SAS Chief Executive Rickard Gustafson told Reuters the dispute was damaging the airline, which is part-owned by the governments of Sweden and Denmark, with big financial consequences.

“We simply have to put an end to this conflict. It is deeply damaging to the company, and it erodes our customers’ confidence in the company,” Gustafson said in an interview.

“I have instructed our negotiation team to continue to work on (our proposals) and see what more we can do to find constructive solutions within reason. We also need to survive after the conflict,” he added.

Sydbank analysts have estimated the strike is costing the airline 60-80 million Swedish crowns ($6.3-$8.4 million) per day, a rate that would wipe out the expected net profit this year in just two weeks.

SAS pilots in the three countries went on strike after talks over wages, careers and work schedules broke down. The Swedish union has said pilots were seeking around a 13 percent pay hike.

The aviation industry’s employer body in Sweden says pilots already have high wages, averaging 93,000 crowns last year. The Swedish pilots union disputes the figure, saying salaries start at 34,000 crowns, rising over 25 years to 98,000.
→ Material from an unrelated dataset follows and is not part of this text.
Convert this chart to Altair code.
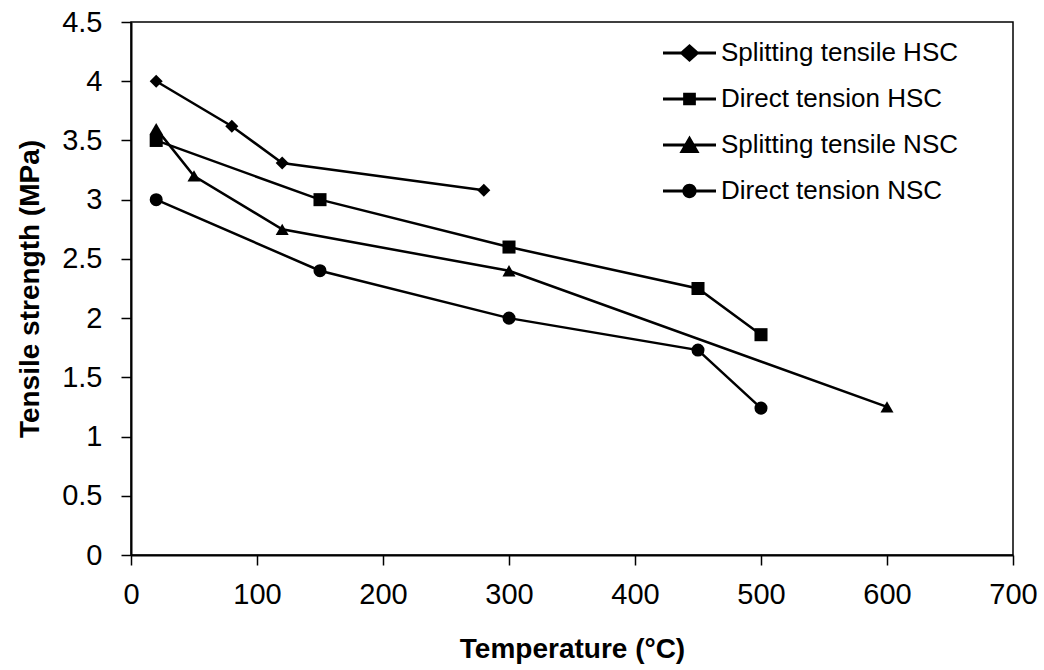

SAS has been cutting costs for years amid competition from low-cost rivals such as Norwegian Air and Ryanair

Close to bankruptcy in 2012, SAS sold assets and cut wages and thousands of jobs in return for a life-saving credit facility. It has been profitable in the last four years but fuel costs are rising and overcapacity is still squeezing the sector.

“We can’t have a cost explosion in the company. That would leave us with no competitive power,” Gustafson said.

A growing global pilot shortage has meanwhile bolstered pilots’ bargaining power, as seen at other airlines including Ryanair, Lufthansa, and Air France.

The Cockpit Association of Norway and the Swedish Airline Pilots Association said they were willing to resume negotiations if approached by the employer.

Meanwhile, regional rival Norwegian Air said it was adding flights to its schedule in response to extraordinary demand.

A search on Norwegian’s booking site showed flights to many destinations were sold out, while others cost three to four times more in the coming days than in subsequent weeks.